The specifics of ACFS’s concerns were not immediately clear and a spokeswoman declined comment. Asciano said in a statement that it will defend the action but a spokesman declined to comment further.
The court set a tentative hearing date for May 31, the Asciano spokesman said.
Although Asciano says its half stake in ACFS is worth A$36.2 million, just 0.4 percent of the value of its overall value under the takeover plan, a legal dispute with a subsidiary could create an obstacle for a deal that has already been beset by delays.

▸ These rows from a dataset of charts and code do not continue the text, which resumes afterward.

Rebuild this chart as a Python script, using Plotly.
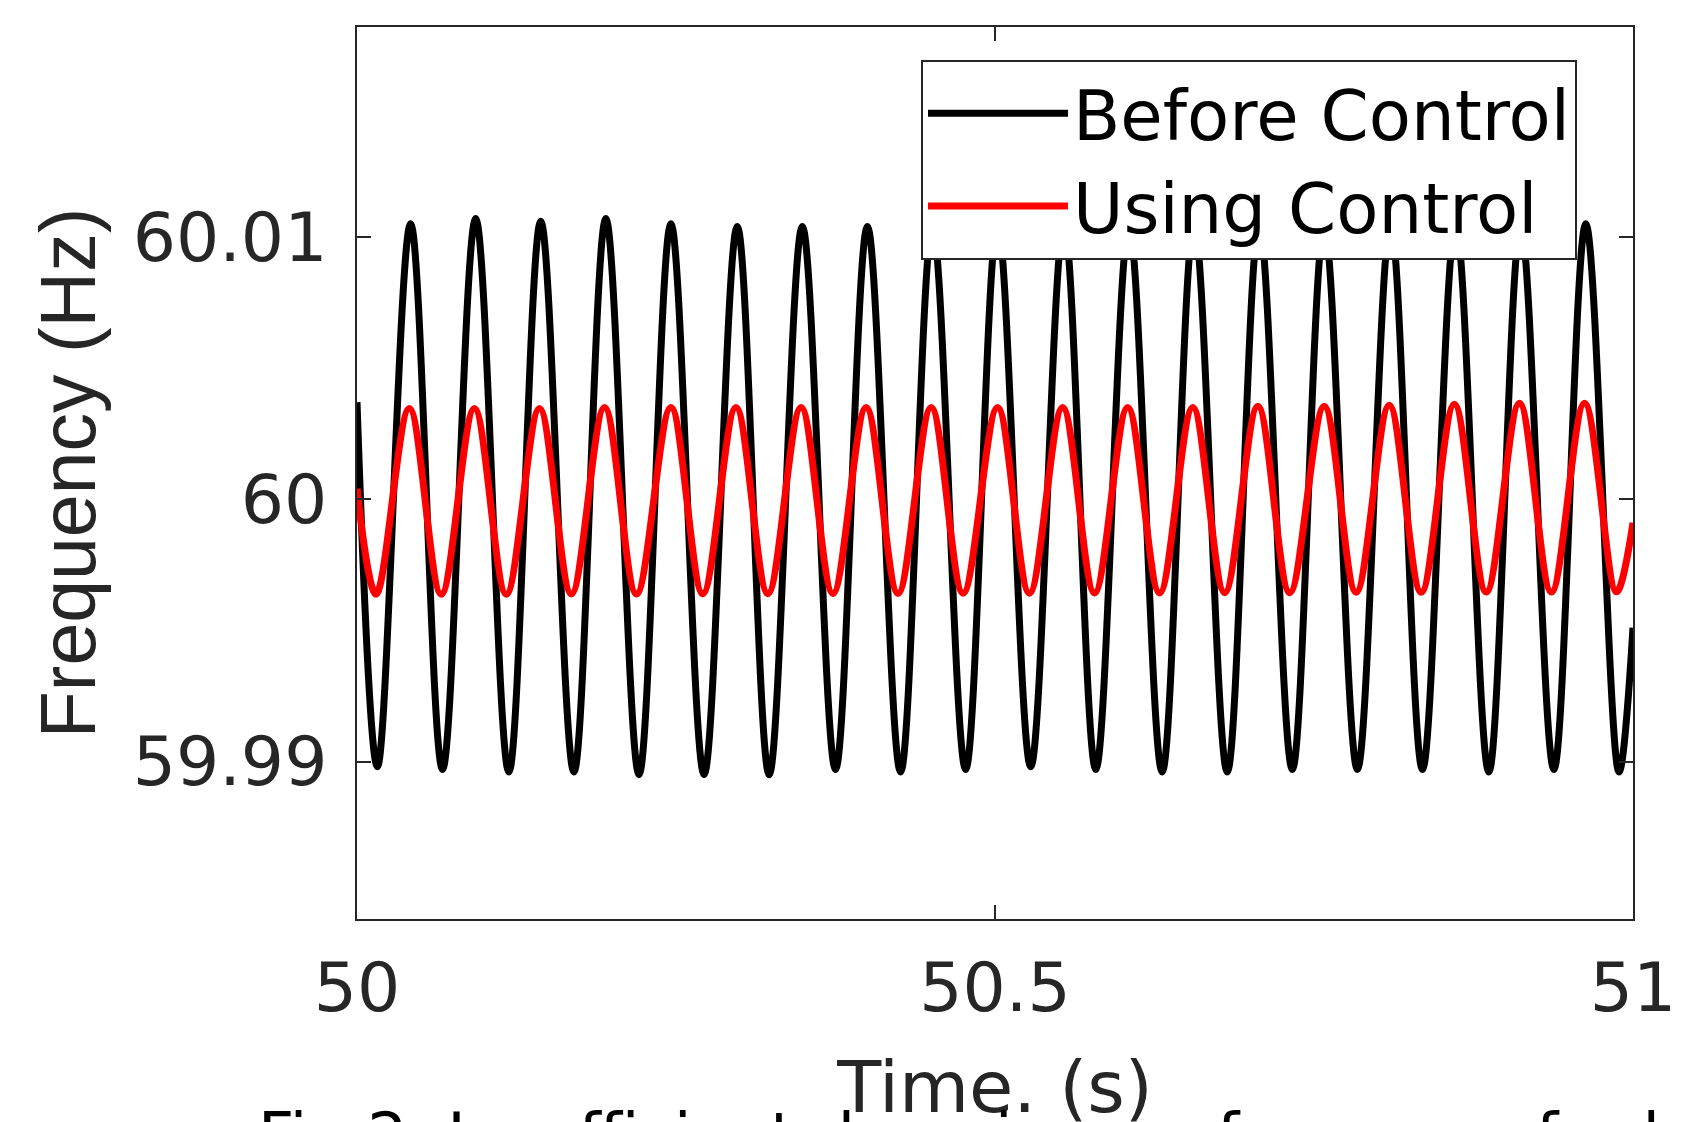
import plotly.graph_objects as go

# ---- data ----
x_ticks = [50, 50.5, 51]
x_tick_labels = ["50", "50.5", "51"]
y_ticks = [59.99, 60.0, 60.01]
y_tick_labels = ["59.99", "60", "60.01"]

# Before Control (black) : start, troughs, peaks, end
before_start = (50.0, 60.0037)
before_end = (51.0, 59.9951)
before_trough_t = [50.016, 50.067, 50.119, 50.170, 50.221, 50.272, 50.323, 50.375, 50.426, 50.477,
                   50.528, 50.579, 50.631, 50.682, 50.733, 50.784, 50.835, 50.887, 50.938, 50.989]
before_trough_f = [59.9898, 59.9897, 59.9896, 59.9896, 59.9895, 59.9895, 59.9895, 59.9897, 59.9896, 59.9897,
                   59.9898, 59.9897, 59.9896, 59.9896, 59.9897, 59.9897, 59.9897, 59.9896, 59.9897, 59.9896]
before_peak_t = [50.042, 50.093, 50.144, 50.195, 50.246, 50.298, 50.349, 50.400, 50.451, 50.502,
                 50.554, 50.605, 50.656, 50.707, 50.758, 50.810, 50.861, 50.912, 50.963]
before_peak_f = [60.0105, 60.0107, 60.0106, 60.0107, 60.0105, 60.0104, 60.0104, 60.0104, 60.0104, 60.0105,
                 60.0105, 60.0104, 60.0105, 60.0105, 60.0104, 60.0105, 60.0105, 60.0104, 60.0105]

# Using Control (red)
using_start = (50.0, 60.0004)
using_end = (51.0, 59.9991)
using_trough_t = [50.015, 50.066, 50.117, 50.168, 50.219, 50.271, 50.322, 50.373, 50.424, 50.475,
                  50.527, 50.578, 50.629, 50.680, 50.731, 50.783, 50.834, 50.885, 50.936, 50.987]
using_trough_f = [59.99638, 59.99638, 59.99638, 59.99639, 59.99639, 59.99640, 59.99640, 59.99641, 59.99641, 59.99642,
                  59.99642, 59.99643, 59.99643, 59.99644, 59.99644, 59.99645, 59.99645, 59.99646, 59.99646, 59.99647]
using_peak_t = [50.041, 50.092, 50.143, 50.194, 50.246, 50.297, 50.348, 50.399, 50.450, 50.502,
                50.553, 50.604, 50.655, 50.706, 50.758, 50.809, 50.860, 50.911, 50.962]
using_peak_f = [60.00346, 60.00346, 60.00346, 60.00350, 60.00350, 60.00350, 60.00350, 60.00350, 60.00350, 60.00350,
                60.00350, 60.00350, 60.00350, 60.00354, 60.00354, 60.00358, 60.00362, 60.00366, 60.00366]

caption_text = "Fig.2. Insufficient damping performance for l"


def build(start, troughs_t, troughs_f, peaks_t, peaks_f, end):
    pts = [start] + list(zip(troughs_t, troughs_f)) + list(zip(peaks_t, peaks_f)) + [end]
    pts.sort(key=lambda p: p[0])
    return [p[0] for p in pts], [p[1] for p in pts]


bx, by = build(before_start, before_trough_t, before_trough_f, before_peak_t, before_peak_f, before_end)
ux, uy = build(using_start, using_trough_t, using_trough_f, using_peak_t, using_peak_f, using_end)

AX = "#262626"
TICKFONT = dict(family="DejaVu Sans", size=68, color=AX)

fig = go.Figure()
fig.add_trace(go.Scatter(x=bx, y=by, mode="lines", name="Before Control",
                         line=dict(color="black", width=7, shape="spline", smoothing=1)))
fig.add_trace(go.Scatter(x=ux, y=uy, mode="lines", name="Using Control",
                         line=dict(color="#ff0000", width=7, shape="spline", smoothing=1)))

fig.update_layout(
    width=1706, height=1122,
    margin=dict(l=349, r=81, t=19, b=211, autoexpand=False),
    paper_bgcolor="white", plot_bgcolor="white",
    showlegend=True,
    legend=dict(x=0.442, y=0.963, xanchor="left", yanchor="top",
                bgcolor="white", bordercolor=AX, borderwidth=2,
                font=dict(family="DejaVu Sans", size=69, color="black"),
                itemwidth=140, tracegroupgap=0),
    xaxis=dict(range=[50, 51], tickvals=x_ticks, ticktext=x_tick_labels,
               showline=True, mirror="ticks", linecolor=AX, linewidth=2,
               ticks="inside", ticklen=14, tickwidth=2, tickcolor=AX,
               showgrid=False, zeroline=False, tickfont=TICKFONT,
               ticklabelstandoff=8,
               title=dict(text="Time. (s)", font=dict(family="DejaVu Sans", size=72, color=AX), standoff=36)),
    yaxis=dict(range=[59.984, 60.018], tickvals=y_ticks, ticktext=y_tick_labels,
               showline=True, mirror="ticks", linecolor=AX, linewidth=2,
               ticks="inside", ticklen=14, tickwidth=2, tickcolor=AX,
               showgrid=False, zeroline=False, tickfont=TICKFONT,
               ticklabelstandoff=14,
               title=dict(text="Frequency (Hz)", font=dict(family="Liberation Sans, Arial", size=77, color=AX), standoff=12)),
    annotations=[dict(text=caption_text, xref="paper", yref="paper", x=-0.079, y=-0.2,
                      xanchor="left", yanchor="top", showarrow=False,
                      font=dict(family="DejaVu Sans", size=63, color="black"))],
)

fig.write_html("out.html")
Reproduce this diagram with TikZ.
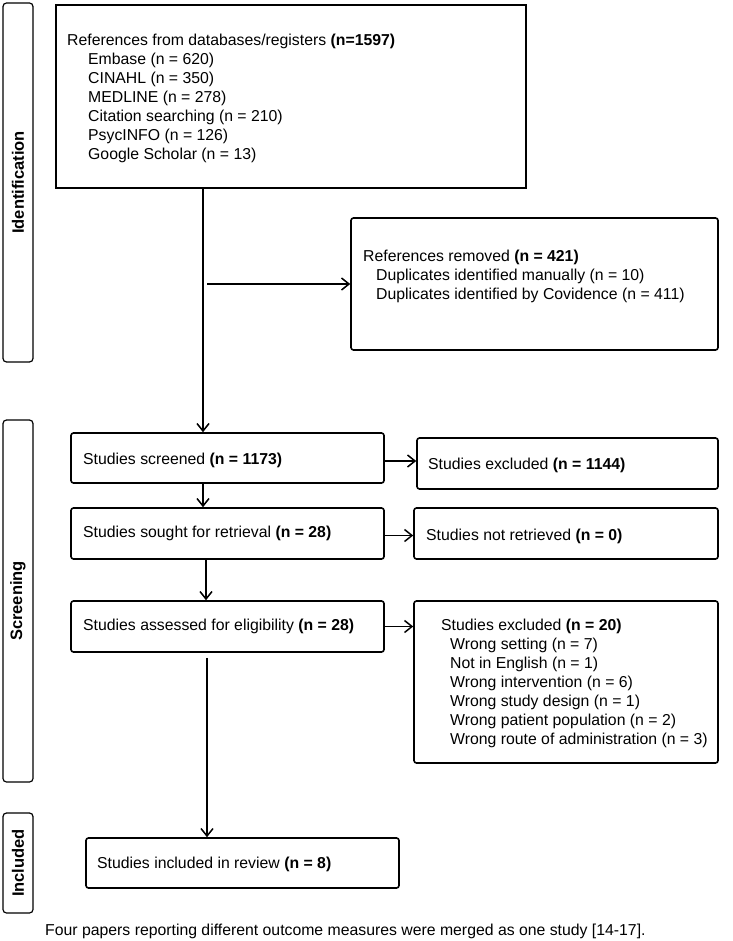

The Australian Competition and Consumer Commission has already pushed back the companies’ agreed deal timelines by raising antitrust concerns. It is scheduled to give a final ruling on the deal on May 26, but a legal snarl may cause uncertainty for Asciano shareholders when they vote on the proposal on June 1.
Asciano has previously said it does not expect the matter to delay the deal.
Takeover documents sent to Asciano shareholders this month said that under the breakup proposal Asciano’s ACFS stake would go to Brookfield but “it is possible that the other shareholders in ACFS Port Logistics may have pre-emptive rights to acquire the interest in ACFS Port Logistics”.
(Reporting by Byron Kaye; Editing by Kim Coghill)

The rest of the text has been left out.